Petitioners are the owners of an apartment building at 228 East 75th Street in Manhattan which is subject to New York City’s Rent Stabilization Law. In November 1981, G. Duane Peters, the tenant of apartment 2A, filed a rent overcharge complaint with the Conciliation and Appeals Board (“CAB”), the predecessor agency to the Division. The complaint was based in part on an allegation that petitioners had signed two leases on the same date for two different tenants, one at $370.00 and the other at $422.00 per month, and that subsequent increases were based upon the higher rent even though the first tenant had never occupied the apartment.

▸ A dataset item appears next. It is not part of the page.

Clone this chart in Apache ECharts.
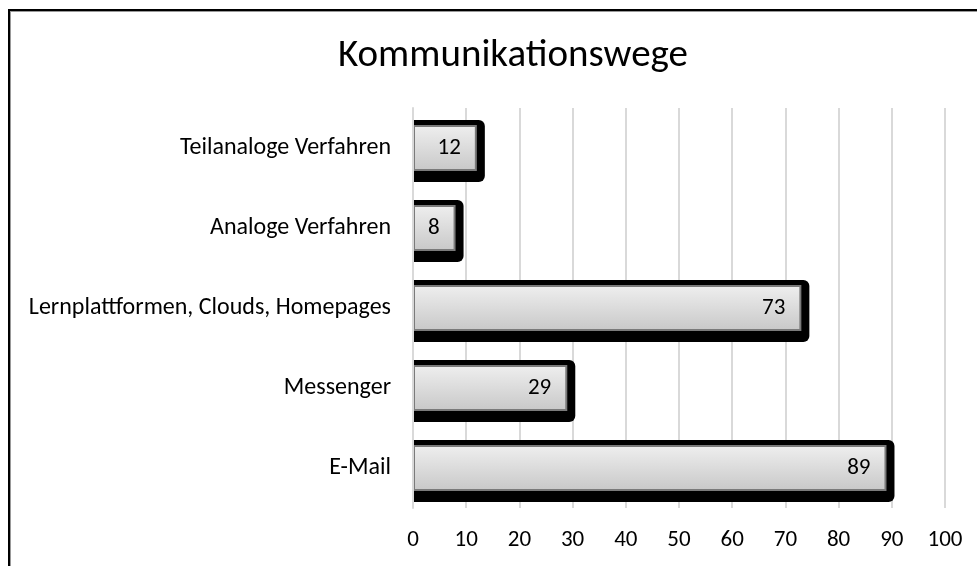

In answer to the complaint petitioners submitted the leases of prior tenants of the apartment from 1976, when the apartment became subject to the Rent Stabilization Law, and copies of bills for new equipment and improvements to the apartment made immediately prior to Mr. Peters’ occupancy. Petitioners indicated that the first lease referred to by Peters was an accommodation for the then tenant-in-occupancy who wished to remain in the apartment for an additional month. This lease was for one year. The subsequent tenant executed a two year lease covering that same period since she was willing to wait a month for the apartment to be vacated. The District Rent Administrator of the Division requested additional information and in a “Final Notice of Pending Default” sent to petitioners on September 12, 1986, stated:

Treble damages will be imposed on any overcharge occurring after April 1, 1984 for which the owner fails to satisfy the Division that the overcharge was not willful. On  February 3, 1987, some five years after the initial complaint, the District Rent Administrator issued an order finding that since December 15, 1979 the tenant had been overcharged in rent by $1,645.47 and in security deposits by $22.27, and directing a refund of the overcharges with interest.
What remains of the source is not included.